The Rooker-Feldman doctrine “divest[s] lower federal courts of jurisdiction to hear cases brought by state-court losers complaining of injuries caused by state-court judgments that were rendered before the district court proceedings commenced and invite district court review and rejection of those judgments.” Klimowicz v. Deutsche Bank Nat'l Tr. Co., 907 F.3d, 61, 64-65 (1st Cir. 2018) (citation and quotation marks omitted). Application of the Rooker-Feldman doctrine is “not contingent upon an identity between the issues actually litigated in the prior state-court proceedings and the issues proffered in the subsequent federal suit,” but rather turns on “whether the plaintiff's federal suit is, in effect, an end-run around a final state-court judgment.” Id. at 66. As noted above, there is identity between the issues here and the issues litigated in the prior state court matter. Plaintiff in essence seeks to challenge the state court dismissal of his malpractice and conspiracy claims. The claims are barred by the Rooker-Feldman doctrine.
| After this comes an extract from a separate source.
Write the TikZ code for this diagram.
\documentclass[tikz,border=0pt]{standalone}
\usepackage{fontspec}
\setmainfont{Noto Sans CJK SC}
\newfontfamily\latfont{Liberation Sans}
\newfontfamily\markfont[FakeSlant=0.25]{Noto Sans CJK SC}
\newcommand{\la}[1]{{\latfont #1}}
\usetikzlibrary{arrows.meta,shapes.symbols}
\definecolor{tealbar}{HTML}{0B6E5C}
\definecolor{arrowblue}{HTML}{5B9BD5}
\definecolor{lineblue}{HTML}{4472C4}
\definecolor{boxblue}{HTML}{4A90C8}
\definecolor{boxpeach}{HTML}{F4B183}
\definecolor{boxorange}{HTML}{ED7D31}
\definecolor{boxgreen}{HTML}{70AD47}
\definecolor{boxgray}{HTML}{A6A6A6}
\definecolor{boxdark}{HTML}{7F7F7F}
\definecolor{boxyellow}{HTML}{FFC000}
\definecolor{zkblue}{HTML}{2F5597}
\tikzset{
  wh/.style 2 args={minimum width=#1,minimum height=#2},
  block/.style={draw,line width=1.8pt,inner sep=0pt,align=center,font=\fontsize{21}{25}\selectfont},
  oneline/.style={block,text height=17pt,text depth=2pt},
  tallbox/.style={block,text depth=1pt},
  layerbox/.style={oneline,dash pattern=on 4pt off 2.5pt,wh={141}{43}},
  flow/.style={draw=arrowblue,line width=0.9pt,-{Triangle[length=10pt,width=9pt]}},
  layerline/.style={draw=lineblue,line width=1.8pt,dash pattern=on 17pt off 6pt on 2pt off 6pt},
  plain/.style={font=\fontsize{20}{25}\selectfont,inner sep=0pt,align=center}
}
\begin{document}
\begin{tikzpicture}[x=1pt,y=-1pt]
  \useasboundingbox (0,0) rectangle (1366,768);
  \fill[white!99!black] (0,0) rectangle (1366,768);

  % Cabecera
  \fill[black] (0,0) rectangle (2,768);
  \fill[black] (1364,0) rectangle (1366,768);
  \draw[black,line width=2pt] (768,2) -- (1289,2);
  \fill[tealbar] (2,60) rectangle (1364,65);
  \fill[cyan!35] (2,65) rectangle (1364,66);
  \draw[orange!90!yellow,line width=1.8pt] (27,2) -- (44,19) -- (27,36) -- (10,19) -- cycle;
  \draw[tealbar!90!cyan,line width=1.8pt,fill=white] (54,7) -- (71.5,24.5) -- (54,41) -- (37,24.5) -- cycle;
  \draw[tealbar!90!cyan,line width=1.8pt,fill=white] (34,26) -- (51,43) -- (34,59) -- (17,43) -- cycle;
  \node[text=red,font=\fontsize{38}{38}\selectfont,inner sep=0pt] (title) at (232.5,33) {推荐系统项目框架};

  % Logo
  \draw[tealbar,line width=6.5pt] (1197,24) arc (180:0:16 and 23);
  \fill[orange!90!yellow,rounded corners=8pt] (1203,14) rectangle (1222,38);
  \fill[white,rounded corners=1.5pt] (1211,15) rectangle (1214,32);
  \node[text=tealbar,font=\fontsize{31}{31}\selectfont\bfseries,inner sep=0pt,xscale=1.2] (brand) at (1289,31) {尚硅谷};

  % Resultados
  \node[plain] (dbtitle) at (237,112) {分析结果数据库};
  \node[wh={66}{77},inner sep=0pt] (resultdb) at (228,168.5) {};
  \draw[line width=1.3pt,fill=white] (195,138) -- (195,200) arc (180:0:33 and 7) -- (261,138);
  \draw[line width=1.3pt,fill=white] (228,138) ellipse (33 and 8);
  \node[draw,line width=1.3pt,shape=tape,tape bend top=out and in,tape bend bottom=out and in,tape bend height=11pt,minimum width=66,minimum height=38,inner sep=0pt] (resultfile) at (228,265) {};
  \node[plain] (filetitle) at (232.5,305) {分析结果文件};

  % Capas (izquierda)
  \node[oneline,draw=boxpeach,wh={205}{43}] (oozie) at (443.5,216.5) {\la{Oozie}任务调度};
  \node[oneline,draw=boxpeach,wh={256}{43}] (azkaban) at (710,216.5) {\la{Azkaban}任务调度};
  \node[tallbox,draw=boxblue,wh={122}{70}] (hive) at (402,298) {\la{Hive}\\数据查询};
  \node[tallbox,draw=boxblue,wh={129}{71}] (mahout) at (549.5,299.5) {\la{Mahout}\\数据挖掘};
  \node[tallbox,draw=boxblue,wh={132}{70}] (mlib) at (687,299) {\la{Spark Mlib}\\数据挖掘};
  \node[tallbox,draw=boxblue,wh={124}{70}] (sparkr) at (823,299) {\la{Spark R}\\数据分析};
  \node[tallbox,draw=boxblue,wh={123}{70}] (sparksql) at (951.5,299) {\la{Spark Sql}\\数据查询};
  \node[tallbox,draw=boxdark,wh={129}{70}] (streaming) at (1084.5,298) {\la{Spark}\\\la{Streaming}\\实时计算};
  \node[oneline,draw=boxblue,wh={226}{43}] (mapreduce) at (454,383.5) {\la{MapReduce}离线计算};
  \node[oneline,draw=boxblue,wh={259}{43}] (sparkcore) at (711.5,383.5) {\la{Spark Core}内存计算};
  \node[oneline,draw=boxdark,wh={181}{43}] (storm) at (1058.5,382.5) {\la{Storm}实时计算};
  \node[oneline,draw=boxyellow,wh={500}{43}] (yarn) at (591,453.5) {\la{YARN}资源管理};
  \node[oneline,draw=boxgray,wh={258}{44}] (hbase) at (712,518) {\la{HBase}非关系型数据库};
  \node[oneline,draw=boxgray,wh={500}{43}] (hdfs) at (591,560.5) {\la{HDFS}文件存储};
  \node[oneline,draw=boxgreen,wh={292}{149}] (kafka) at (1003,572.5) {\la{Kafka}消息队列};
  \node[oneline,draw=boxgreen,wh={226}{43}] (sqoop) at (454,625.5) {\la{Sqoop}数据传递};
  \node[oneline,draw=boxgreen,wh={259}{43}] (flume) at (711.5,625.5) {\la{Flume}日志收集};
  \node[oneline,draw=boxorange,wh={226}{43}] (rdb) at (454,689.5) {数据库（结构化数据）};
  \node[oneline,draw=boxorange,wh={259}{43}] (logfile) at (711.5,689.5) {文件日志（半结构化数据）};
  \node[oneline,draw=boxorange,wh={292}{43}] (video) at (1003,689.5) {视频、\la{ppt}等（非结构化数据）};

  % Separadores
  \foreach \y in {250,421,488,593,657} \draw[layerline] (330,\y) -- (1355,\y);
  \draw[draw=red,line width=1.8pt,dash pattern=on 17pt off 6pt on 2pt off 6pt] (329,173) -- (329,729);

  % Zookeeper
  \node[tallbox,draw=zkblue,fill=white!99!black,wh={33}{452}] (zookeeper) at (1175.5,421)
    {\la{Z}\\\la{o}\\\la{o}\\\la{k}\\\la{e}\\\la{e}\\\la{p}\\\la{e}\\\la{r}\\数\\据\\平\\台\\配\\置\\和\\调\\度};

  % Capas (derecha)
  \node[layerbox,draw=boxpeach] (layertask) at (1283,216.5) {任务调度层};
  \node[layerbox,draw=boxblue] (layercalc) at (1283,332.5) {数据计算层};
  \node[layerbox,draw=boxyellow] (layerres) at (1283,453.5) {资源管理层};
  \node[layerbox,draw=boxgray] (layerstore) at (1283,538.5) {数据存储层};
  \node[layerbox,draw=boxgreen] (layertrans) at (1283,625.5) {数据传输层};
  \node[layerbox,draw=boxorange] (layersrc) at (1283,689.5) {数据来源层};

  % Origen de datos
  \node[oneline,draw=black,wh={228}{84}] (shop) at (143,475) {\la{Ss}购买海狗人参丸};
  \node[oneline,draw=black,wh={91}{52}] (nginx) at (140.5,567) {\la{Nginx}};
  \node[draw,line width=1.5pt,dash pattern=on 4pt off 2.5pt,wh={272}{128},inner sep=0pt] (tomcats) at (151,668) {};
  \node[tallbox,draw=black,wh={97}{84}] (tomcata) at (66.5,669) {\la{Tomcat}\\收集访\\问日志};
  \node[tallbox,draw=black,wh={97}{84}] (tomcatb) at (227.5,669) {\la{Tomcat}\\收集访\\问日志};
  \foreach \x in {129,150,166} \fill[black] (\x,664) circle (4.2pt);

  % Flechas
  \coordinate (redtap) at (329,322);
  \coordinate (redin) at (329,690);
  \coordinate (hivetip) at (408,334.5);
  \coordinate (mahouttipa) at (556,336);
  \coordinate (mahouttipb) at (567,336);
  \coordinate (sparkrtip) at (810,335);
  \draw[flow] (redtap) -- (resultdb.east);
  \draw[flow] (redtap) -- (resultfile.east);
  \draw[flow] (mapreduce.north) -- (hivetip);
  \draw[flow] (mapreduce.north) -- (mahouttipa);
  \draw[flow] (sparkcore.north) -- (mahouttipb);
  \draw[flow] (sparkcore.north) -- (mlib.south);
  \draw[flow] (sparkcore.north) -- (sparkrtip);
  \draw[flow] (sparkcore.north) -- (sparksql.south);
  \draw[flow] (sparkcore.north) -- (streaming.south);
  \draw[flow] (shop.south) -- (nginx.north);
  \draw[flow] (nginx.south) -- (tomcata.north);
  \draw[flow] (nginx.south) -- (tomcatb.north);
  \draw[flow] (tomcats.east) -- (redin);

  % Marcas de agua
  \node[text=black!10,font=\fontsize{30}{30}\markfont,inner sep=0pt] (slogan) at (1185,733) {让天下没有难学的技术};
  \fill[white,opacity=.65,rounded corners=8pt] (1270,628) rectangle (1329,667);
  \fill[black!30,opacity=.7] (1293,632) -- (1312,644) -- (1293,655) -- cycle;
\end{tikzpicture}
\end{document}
Plaintiff asserts new factual allegations against Defendant in his opposition to the motion to dismiss. Plaintiff's original and amended allegations are largely conclusory and fail to describe Defendant's malpractice, intimidation, or conspiratorial conduct with any specificity. A complaint, including a complaint drafted by a pro se plaintiff, “must provide adequate notice to defendants of the underlying facts and claims.” Ledoux v. Whitepages, Inc., Civil Action No. 17-30124-MGM, 2018 WL 10323624, at *3 (D. Mass. Sept. 28, 2018). Plaintiff has failed to provide Defendant with sufficient notice of Defendant's alleged wrongdoing.
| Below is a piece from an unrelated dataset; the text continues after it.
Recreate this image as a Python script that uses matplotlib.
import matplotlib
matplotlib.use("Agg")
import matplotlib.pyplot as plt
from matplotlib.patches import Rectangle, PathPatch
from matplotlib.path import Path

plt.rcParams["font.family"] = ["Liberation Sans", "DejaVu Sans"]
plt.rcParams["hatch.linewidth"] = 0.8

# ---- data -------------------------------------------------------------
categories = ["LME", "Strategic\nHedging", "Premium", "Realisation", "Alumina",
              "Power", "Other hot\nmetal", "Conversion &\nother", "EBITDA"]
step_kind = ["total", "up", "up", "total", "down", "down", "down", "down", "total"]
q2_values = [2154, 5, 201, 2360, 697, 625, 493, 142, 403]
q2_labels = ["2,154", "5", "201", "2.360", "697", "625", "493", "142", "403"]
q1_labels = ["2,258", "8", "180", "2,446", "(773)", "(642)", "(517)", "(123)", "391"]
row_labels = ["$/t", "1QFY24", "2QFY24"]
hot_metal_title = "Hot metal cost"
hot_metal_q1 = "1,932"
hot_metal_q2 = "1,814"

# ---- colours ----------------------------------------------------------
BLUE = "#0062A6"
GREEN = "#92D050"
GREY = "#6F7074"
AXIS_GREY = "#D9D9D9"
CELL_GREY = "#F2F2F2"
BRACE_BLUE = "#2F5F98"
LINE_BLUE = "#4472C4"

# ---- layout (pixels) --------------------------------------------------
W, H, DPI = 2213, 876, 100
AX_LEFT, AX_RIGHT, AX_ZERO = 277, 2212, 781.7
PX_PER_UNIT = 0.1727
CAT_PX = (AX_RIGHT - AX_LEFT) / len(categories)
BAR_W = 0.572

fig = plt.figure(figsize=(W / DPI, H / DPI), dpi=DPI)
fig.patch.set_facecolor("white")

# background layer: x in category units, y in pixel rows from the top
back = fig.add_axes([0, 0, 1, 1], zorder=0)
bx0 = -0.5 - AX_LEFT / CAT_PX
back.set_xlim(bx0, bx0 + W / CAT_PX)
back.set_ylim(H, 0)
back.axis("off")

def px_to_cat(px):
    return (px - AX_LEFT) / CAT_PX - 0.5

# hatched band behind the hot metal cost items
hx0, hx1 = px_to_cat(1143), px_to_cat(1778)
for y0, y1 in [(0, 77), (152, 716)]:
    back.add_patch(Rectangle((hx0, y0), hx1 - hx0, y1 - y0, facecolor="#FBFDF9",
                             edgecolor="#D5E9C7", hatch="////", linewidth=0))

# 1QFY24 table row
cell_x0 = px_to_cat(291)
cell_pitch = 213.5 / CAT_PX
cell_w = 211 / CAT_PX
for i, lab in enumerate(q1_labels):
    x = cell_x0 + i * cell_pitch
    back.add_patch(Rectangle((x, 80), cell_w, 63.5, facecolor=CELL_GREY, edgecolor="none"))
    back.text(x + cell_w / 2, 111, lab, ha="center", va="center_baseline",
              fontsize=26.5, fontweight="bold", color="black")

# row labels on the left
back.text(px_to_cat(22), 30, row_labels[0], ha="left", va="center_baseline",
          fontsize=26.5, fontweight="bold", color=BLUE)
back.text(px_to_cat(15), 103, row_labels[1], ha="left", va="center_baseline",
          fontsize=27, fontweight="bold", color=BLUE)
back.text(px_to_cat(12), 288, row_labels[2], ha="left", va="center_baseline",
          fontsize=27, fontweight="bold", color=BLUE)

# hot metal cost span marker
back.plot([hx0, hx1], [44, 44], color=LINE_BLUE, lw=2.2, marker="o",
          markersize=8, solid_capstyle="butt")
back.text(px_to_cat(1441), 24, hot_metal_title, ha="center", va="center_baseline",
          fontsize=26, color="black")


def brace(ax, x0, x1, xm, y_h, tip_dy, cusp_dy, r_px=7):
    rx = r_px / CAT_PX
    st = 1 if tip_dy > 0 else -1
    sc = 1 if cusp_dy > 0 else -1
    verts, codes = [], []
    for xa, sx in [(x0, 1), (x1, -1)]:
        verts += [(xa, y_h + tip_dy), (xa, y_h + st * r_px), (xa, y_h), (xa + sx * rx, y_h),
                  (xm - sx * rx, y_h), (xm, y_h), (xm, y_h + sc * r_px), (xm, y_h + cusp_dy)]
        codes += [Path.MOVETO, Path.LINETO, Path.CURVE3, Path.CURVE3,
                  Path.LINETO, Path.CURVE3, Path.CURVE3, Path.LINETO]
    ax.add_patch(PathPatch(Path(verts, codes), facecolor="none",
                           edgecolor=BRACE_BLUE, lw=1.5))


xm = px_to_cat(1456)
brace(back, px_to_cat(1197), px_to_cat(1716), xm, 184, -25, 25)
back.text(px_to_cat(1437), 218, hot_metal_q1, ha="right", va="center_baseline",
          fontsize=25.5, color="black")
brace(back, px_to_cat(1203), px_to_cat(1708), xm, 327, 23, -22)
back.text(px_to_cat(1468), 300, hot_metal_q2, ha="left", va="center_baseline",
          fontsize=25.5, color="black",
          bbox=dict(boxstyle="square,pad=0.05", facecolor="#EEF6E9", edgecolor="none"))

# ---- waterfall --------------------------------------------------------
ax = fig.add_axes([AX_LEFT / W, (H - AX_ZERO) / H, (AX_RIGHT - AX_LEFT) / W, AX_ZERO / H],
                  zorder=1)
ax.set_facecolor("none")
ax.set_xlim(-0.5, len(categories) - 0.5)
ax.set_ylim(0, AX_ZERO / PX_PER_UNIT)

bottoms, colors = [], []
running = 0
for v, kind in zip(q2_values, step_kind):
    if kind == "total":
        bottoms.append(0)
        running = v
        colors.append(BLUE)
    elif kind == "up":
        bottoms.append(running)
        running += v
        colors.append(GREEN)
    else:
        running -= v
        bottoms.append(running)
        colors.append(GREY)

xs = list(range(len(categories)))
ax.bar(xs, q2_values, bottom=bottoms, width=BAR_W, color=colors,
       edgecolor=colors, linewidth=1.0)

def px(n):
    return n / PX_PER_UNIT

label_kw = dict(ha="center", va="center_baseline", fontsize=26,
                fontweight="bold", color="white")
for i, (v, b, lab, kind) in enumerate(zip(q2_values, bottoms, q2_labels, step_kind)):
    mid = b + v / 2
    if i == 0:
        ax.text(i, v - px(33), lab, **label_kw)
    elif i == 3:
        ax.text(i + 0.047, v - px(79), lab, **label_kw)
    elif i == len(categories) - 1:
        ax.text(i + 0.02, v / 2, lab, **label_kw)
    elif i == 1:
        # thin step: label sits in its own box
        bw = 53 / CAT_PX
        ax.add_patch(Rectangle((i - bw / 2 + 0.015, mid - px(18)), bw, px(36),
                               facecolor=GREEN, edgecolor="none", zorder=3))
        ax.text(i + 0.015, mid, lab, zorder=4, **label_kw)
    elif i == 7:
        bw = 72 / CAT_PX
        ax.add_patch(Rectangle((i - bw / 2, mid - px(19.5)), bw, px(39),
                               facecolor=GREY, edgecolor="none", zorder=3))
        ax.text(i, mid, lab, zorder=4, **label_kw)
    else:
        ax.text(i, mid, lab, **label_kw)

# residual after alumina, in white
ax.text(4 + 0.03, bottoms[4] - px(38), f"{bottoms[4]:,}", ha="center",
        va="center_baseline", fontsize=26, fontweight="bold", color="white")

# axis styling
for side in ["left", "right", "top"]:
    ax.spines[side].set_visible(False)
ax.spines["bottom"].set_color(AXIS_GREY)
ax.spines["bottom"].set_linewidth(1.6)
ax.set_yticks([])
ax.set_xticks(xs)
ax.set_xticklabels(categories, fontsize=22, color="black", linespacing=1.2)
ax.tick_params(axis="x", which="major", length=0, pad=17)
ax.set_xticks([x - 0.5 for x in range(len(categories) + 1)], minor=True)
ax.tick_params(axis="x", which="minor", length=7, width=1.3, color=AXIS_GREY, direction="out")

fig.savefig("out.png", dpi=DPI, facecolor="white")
Plaintiff's claim that Defendant misappropriated his trade secrets and incorporated them into a 2014 patent application is also time-barred. See Mass. Gen. Laws ch. 93, § 42A.
Conclusion
Based on the foregoing analysis, I grant Plaintiff's Motion to Amend (ECF No. 69), deny Plaintiff's request for leave to file complaint-referenced exhibits (ECF No. 88), and recommend the Court grant Defendant's motion to dismiss Plaintiff's claims against Defendant Lawless. (ECF No. 62.)
Because I have recommended dismissal of Plaintiff's claims against Defendant on other grounds, I did not address Defendant's other arguments.
NOTICE
Any objections to the order on the motion to amend shall be filed in accordance with Federal Rule of Civil Procedure 72.
A party may file objections to those specified portions of a magistrate judge's report or proposed findings or recommended decisions entered pursuant to 28 U.S.C. § 636(b)(1)(B) for which de novo review by the district court is sought, together with a supporting memorandum, within fourteen (14) days of being served with a copy thereof. A responsive memorandum shall be filed within fourteen (14) days after the filing of the objection.
Failure to file a timely objection shall constitute a waiver of the right to de novo review by the district court and to appeal the district court's order.